Now that Granma’s card had been marked, he could get Albert’s lot to make the drugs arrest. Now was the time to play the good cop. ‘Okay, I’ll show you some pictures. If you recognise any, give a nod. And no more dramatics or I will lock you up.’
After Granma had been left with Albert, Angers contemplated his next move. No luck with the ID. None of their known sex offenders registered any bells with Granma Willis. Not that he really expected it. Killing prostitutes was in another league. He trudged back into his office, and dialled Tania Simpson. He had fenced with her several times at press briefings; even had an extended lunch together one time. She was a dark haired, dark-eyed ferret, slim, well-dressed, and she enjoyed opera - Carmen preferably, at full blast.
She went into Toreador attack mode the minute she heard him. ‘Why the news black-out on Serena Naringa?’
‘It’s not a major incident ... yet.’
‘So what is it then?’
‘The coroner hasn’t ruled out natural causes.’ Even to him that sounded lame.
She snorted. ‘For Christ’s sake. She was found on a landfill site with a fucking great hole in her gut.’
Interesting. How did she know that?

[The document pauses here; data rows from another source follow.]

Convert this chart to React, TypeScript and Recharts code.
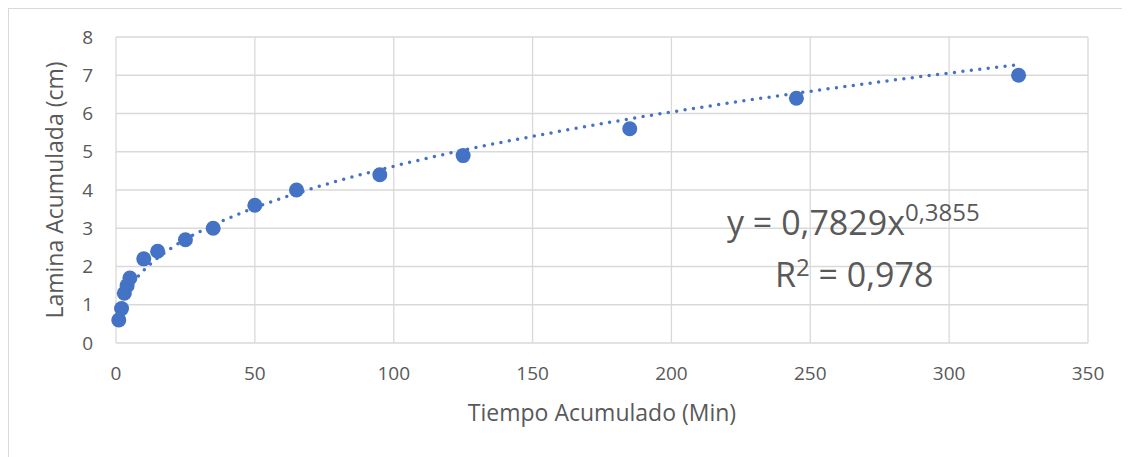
import React from "react";
import {
  ComposedChart,
  Scatter,
  Line,
  XAxis,
  YAxis,
  CartesianGrid,
} from "recharts";

// measured points
const timeMin = [1, 2, 3, 4, 5, 10, 15, 25, 35, 50, 65, 95, 125, 185, 245, 325];
const laminaCm = [0.6, 0.9, 1.3, 1.5, 1.7, 2.2, 2.4, 2.7, 3.0, 3.6, 4.0, 4.4, 4.9, 5.6, 6.4, 7.0];

// power trendline as drawn
const trendX = [1, 2, 3, 5, 10, 15, 25, 35, 50, 65, 80, 95, 125, 155, 185, 215, 245, 285, 325];
const trendY = [0.78, 1.02, 1.2, 1.46, 1.9, 2.22, 2.71, 3.08, 3.54, 3.91, 4.24, 4.53, 5.04, 5.47, 5.86, 6.21, 6.53, 6.92, 7.28];

const xTicks = [0, 50, 100, 150, 200, 250, 300, 350];
const yTicks = [0, 1, 2, 3, 4, 5, 6, 7, 8];

const points = timeMin.map((x, i) => ({ x, y: laminaCm[i] }));
const trend = trendX.map((x, i) => ({ x, t: trendY[i] }));

const BLUE = "#4472C4";
const TEXT = "#595959";
const FONT = "'Open Sans', sans-serif";

export default function App() {
  return (
    <div
      style={{
        position: "relative",
        width: 1130,
        height: 460,
        border: "1px solid #d9d9d9",
        background: "#fff",
        fontFamily: FONT,
      }}
    >
      <ComposedChart
        width={1130}
        height={450}
        margin={{ top: 28, right: 51, left: 0, bottom: 0 }}
      >
        <CartesianGrid stroke="#d9d9d9" strokeWidth={1.3} />
        <XAxis
          type="number"
          dataKey="x"
          domain={[0, 350]}
          ticks={xTicks}
          axisLine={false}
          tickLine={false}
          tickSize={0}
          tickMargin={24}
          height={116}
          tick={{ fill: TEXT, fontSize: 19, fontFamily: FONT }}
          label={{
            value: "Tiempo Acumulado (Min)",
            position: "insideTop",
            offset: 62,
            fill: TEXT,
            fontSize: 23,
            fontFamily: FONT,
          }}
        />
        <YAxis
          type="number"
          domain={[0, 8]}
          ticks={yTicks}
          axisLine={false}
          tickLine={false}
          tickSize={0}
          tickMargin={23}
          width={107}
          tick={{ fill: TEXT, fontSize: 19, fontFamily: FONT }}
          label={{
            value: "Lamina Acumulada (cm)",
            angle: -90,
            position: "insideLeft",
            offset: 46,
            style: { textAnchor: "middle" },
            fill: TEXT,
            fontSize: 23,
            fontFamily: FONT,
          }}
        />
        <Line
          data={trend}
          dataKey="t"
          type="monotone"
          stroke={BLUE}
          strokeWidth={3.5}
          strokeDasharray="0 8.5"
          strokeLinecap="round"
          dot={false}
          activeDot={false}
          isAnimationActive={false}
        />
        <Scatter
          data={points}
          dataKey="y"
          fill={BLUE}
          isAnimationActive={false}
          shape={(p: any) => <circle cx={p.cx} cy={p.cy} r={7.5} fill={BLUE} />}
        />
      </ComposedChart>

      {/* trendline equation */}
      <div
        style={{
          position: "absolute",
          left: 718,
          top: 187,
          fontSize: 34,
          color: TEXT,
          lineHeight: "52px",
          whiteSpace: "nowrap",
        }}
      >
        <div>
          y = 0,7829x<sup style={{ fontSize: 24, verticalAlign: "14px", lineHeight: 0 }}>0,3855</sup>
        </div>
        <div style={{ paddingLeft: 48 }}>
          R<sup style={{ fontSize: 24, verticalAlign: "11px", lineHeight: 0 }}>2</sup> = 0,978
        </div>
      </div>
    </div>
  );
}
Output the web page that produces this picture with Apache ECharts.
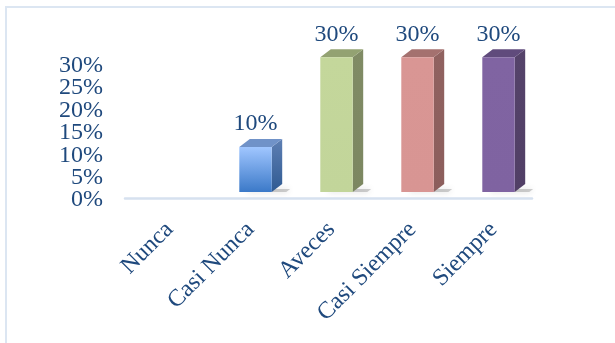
<!DOCTYPE html>
<html>
<head>
<meta charset="utf-8">
<script src="https://cdn.jsdelivr.net/npm/echarts@6/dist/echarts.min.js"></script>
<style>
html,body{margin:0;padding:0;background:#fff;}
#frame{position:absolute;left:5px;top:6px;width:610px;height:337px;border-top:2px solid #DCE6F2;border-left:2px solid #DCE6F2;box-sizing:border-box;}
#chart{position:absolute;left:0;top:0;width:615px;height:343px;}
</style>
</head>
<body>
<div id="frame"></div>
<div id="chart"></div>
<script>
var categories = ['Nunca', 'Casi Nunca', 'Aveces', 'Casi Siempre', 'Siempre'];
var values = [0, 10, 30, 30, 30];
var yTicksEven = [0, 10, 20, 30];
var yTicksOdd = [5, 15, 25];

var palette = [
  null,
  {fTop:'#A0C6FF', fBot:'#3B79C8', side:'#2F5A92', sideTop:'#5E7FB3', top:'#7092C8'},
  {fTop:'#C4D79B', fBot:'#C2D59A', side:'#7C8761', sideTop:'#808B65', top:'#93A272'},
  {fTop:'#D99694', fBot:'#D89593', side:'#8C5E5C', sideTop:'#906260', top:'#A4716F'},
  {fTop:'#8064A2', fBot:'#7F63A1', side:'#513F66', sideTop:'#55436A', top:'#604B7C'}
];

var font = 'Liberation Serif';
var fsize = 24;
var txtColor = '#1F497D';

var chart = echarts.init(document.getElementById('chart'), null, {renderer:'canvas'});

function renderItem(params, api) {
  var idx = api.value(0);
  var v = api.value(1);
  if (!v) return null;
  var c = palette[idx];
  var base = api.coord([idx, 0]);
  var topP = api.coord([idx, v]);
  var band = api.size([1, 0])[0];
  var w = band * 0.4;
  var x0 = base[0] - w / 2, x1 = base[0] + w / 2;
  var yb = base[1], yt = topP[1];
  var dx = 10.5, dy = 8;
  return {
    type: 'group',
    children: [
      {type:'polygon', shape:{points:[[x0+8, yb-3],[x1+dx+8, yb-3],[x1+dx+4, yb],[x0+8, yb]]},
        style:{fill:'rgba(100,100,100,0.3)', shadowBlur:6, shadowColor:'rgba(0,0,0,0.5)'}, z2:0},
      {type:'polygon', shape:{points:[[x1, yt],[x1+dx, yt-dy],[x1+dx, yb-dy],[x1, yb]]},
        style:{fill:new echarts.graphic.LinearGradient(0,0,0,1,[{offset:0,color:c.sideTop},{offset:1,color:c.side}])}, z2:1},
      {type:'polygon', shape:{points:[[x0, yt],[x0+dx, yt-dy],[x1+dx, yt-dy],[x1, yt]]},
        style:{fill:c.top}, z2:2},
      {type:'rect', shape:{x:x0, y:yt, width:w, height:yb-yt},
        style:{fill:new echarts.graphic.LinearGradient(0,0,0,1,[{offset:0,color:c.fTop},{offset:1,color:c.fBot}])}, z2:3},
      {type:'text', style:{text: v + '%', x: base[0], y: yt - 23, align:'center', verticalAlign:'middle',
        fontFamily: font, fontSize: fsize, fill: txtColor}, z2:4}
    ]
  };
}

function labelAxis(list) {
  return {type:'value', gridIndex:2, min:0, max:30, interval:5, position:'left', offset:0,
    axisLine:{show:false}, axisTick:{show:false}, splitLine:{show:false},
    axisLabel:{margin:26, color:txtColor, fontFamily:font, fontSize:fsize,
      showMinLabel:true, showMaxLabel:true,
      formatter:function(v){ return list.indexOf(v) >= 0 ? v + '%' : ''; }}};
}

var option = {
  animation: false,
  grid: [
    {left:134, right:76, top:57.3, bottom:151, containLabel:false},
    {left:125, right:83, top:57.3, bottom:145, containLabel:false},
    {left:129, right:81, top:65.7, bottom:143, containLabel:false}
  ],
  xAxis: [
    {type:'category', data:categories, gridIndex:0, show:false},
    {type:'category', data:categories, gridIndex:1,
      axisLine:{show:true, lineStyle:{color:'#D6E1EF', width:2.5}}, axisTick:{show:false}, axisLabel:{show:false}},
    {type:'category', data:categories, gridIndex:2,
      axisLine:{show:false}, axisTick:{show:false},
      axisLabel:{rotate:45, margin:26, interval:0, color:txtColor, fontFamily:font, fontSize:fsize}}
  ],
  yAxis: [
    {type:'value', gridIndex:0, min:0, max:30, interval:5, show:false},
    {type:'value', gridIndex:1, show:false, min:0, max:30},
    labelAxis(yTicksEven),
    labelAxis(yTicksOdd)
  ],
  series: [{
    type:'custom', xAxisIndex:0, yAxisIndex:0,
    renderItem: renderItem,
    data: values.map(function(v, i){ return [i, v]; }),
    clip:false
  }]
};
chart.setOption(option);
</script>
</body>
</html>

Someone had leaked that information. ‘Yes ... well ... I cannot comment on the coroner’s position.’
‘Come on Orson,’ she pleaded. ‘Give me a bone.’
That made him feel hungry again. He searched around the paper pile on his desktop until he found a new packet of dinosaurs, opened it, and picked out a brontosaurus. He sucked on its tail thoughtfully. ‘Tania ... our top priority is to find the missing Bridlington schoolgirls alive. Ms. Naringa’s death is being temporarily covered by one of my sergeants. We’re doing all we can to trace her killer, believe me.’
‘The Bridlington schoolgirls ... are these cases linked?’
Good question, he thought. ‘While we’re keeping an open mind, we have no evidence to support that theory.’
He gave her a bone. ‘Latest info is that the abduction of the schoolgirls was by a couple. Not likely they’d be the same killers as Ms Naringa’s.’ He slung in a challenge. ‘Why don’t you use your contacts to tell you more?’
She sniffed. ‘All right, Orson. What’s the name of your DS? Just for the record.’
He wasn’t fooled, but Jackie could cope. He gave Tania the details, and ended the call.
Jackie’s Pocketphone rang. Incoming call from someone not in her contact list. She frowned, but answered it.
It was a woman. She sounded excited. A little breathless. ‘Hello Jackie. Orson ... I mean DCI Angers, gave me your number. Told me to call you about filling in a bit of background about Serena Naringa. I’m Tania Simpson, Evening Argus.’
Jackie screwed up her face. Press, huh? What was Angers playing at? She decided to act dumb. ‘Background?’
‘I did a short article on her body being found on the landfill site. I just want to tick off a few questions, that’s all.’
‘Rather than talk about it on the phone, how about we meet up this evening for a quick drink? Maybe at the Butcher’s Arms?’
Jackie was curious, but also cautious. ‘Well I don’t think ...’
Tania interrupted. ‘Look it shouldn’t take long. I promise not to bite.’
Jackie took her time weighing the options. Maybe she could learn something from this woman - inside information or a lead, perhaps? It was worth the risk. ‘Well, if I can make it. Say tennish? I’ll need a drink by then.’
Tania laughed. ‘It’s a date. In the lounge bar. I’ll be perched on a stool with a gin and tonic.’